--- start Raw data ---
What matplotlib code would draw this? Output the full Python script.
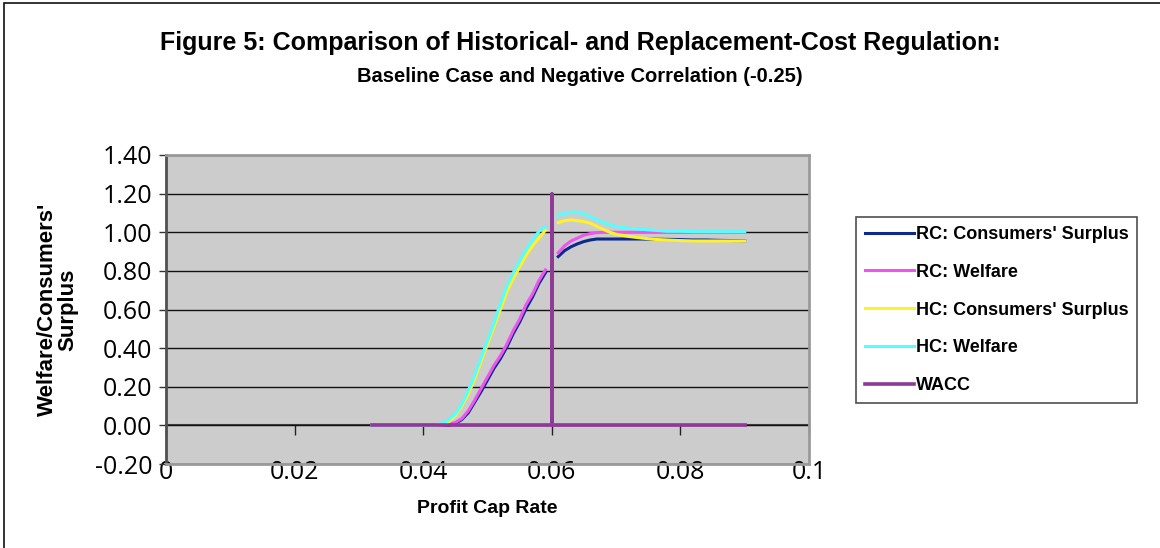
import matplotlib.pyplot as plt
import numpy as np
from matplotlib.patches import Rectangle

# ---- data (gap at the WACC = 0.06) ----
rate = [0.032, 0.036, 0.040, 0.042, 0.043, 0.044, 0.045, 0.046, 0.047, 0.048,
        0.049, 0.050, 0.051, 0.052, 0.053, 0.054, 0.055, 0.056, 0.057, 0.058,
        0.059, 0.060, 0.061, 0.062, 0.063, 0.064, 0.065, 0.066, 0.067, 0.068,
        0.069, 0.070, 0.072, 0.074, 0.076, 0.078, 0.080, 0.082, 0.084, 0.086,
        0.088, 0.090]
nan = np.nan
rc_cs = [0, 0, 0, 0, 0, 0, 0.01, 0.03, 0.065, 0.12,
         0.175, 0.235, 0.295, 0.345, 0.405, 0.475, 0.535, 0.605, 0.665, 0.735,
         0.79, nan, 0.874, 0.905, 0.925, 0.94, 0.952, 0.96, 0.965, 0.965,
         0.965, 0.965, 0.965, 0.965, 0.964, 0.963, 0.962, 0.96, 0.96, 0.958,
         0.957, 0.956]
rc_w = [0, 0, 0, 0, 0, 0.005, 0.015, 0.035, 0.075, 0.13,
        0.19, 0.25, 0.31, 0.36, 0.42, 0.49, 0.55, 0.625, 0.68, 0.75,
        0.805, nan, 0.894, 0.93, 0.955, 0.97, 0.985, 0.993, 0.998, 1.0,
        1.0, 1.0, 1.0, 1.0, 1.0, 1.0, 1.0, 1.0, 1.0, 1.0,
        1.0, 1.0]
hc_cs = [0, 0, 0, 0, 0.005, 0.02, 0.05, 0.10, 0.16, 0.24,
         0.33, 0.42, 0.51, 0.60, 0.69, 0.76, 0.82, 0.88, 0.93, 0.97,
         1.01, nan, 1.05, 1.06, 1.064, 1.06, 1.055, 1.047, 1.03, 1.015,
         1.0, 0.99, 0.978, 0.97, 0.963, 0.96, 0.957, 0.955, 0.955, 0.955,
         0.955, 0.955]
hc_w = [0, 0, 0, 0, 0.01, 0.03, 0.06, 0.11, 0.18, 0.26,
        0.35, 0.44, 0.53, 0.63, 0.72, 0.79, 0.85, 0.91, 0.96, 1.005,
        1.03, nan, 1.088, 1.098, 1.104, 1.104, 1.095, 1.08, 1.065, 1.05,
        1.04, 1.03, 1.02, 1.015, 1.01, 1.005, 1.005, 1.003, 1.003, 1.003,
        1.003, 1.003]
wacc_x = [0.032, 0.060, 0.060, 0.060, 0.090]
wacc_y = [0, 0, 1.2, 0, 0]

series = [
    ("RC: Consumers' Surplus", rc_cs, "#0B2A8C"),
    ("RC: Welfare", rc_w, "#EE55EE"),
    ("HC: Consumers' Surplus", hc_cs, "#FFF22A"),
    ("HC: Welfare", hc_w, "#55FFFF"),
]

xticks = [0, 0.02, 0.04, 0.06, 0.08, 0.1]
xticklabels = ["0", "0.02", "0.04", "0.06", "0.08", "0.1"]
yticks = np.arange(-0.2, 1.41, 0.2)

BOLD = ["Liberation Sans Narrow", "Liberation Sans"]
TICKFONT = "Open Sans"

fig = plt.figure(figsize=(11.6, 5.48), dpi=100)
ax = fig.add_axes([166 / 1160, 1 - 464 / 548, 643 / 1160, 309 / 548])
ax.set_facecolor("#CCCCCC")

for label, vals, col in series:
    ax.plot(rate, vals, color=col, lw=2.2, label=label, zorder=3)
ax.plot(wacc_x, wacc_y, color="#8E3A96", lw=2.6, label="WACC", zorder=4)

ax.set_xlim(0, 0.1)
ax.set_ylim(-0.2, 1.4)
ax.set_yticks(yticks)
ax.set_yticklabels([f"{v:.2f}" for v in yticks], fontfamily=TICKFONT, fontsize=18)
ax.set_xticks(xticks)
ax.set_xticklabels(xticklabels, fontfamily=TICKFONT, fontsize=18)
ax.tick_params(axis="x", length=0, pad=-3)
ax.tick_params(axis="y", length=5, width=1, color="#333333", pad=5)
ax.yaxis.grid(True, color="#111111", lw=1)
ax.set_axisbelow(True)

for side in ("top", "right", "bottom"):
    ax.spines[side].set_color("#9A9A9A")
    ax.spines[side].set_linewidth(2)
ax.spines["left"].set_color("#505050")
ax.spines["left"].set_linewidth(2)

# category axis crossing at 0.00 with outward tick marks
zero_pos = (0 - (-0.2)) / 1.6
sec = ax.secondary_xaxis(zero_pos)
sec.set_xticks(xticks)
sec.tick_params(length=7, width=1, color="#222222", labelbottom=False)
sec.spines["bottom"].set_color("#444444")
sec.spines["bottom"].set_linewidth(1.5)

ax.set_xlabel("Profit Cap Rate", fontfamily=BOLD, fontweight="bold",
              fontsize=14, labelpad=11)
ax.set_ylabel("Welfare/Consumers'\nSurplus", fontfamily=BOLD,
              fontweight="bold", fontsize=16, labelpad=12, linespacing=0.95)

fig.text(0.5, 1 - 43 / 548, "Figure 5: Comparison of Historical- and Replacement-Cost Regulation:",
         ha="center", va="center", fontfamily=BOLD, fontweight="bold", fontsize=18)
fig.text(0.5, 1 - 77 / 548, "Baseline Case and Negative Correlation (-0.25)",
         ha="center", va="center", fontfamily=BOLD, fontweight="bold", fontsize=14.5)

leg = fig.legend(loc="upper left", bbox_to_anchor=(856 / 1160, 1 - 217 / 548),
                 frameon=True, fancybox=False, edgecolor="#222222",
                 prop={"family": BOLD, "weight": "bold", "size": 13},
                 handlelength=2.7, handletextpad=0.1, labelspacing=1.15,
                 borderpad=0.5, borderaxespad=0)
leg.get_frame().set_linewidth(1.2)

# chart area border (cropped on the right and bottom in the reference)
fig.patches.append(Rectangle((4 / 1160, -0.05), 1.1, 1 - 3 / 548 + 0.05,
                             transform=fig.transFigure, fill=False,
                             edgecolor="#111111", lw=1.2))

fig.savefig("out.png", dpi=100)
--- end Raw data ---
• _Given exercise_
Reproduce only the lines from the beginning of the data through the line that contains "from matplotlib.patches import Rectangle", both included, and please drop the pictures.

• _Answer to the exercise_
What matplotlib code would draw this? Output the full Python script.
import matplotlib.pyplot as plt
import numpy as np
from matplotlib.patches import Rectangle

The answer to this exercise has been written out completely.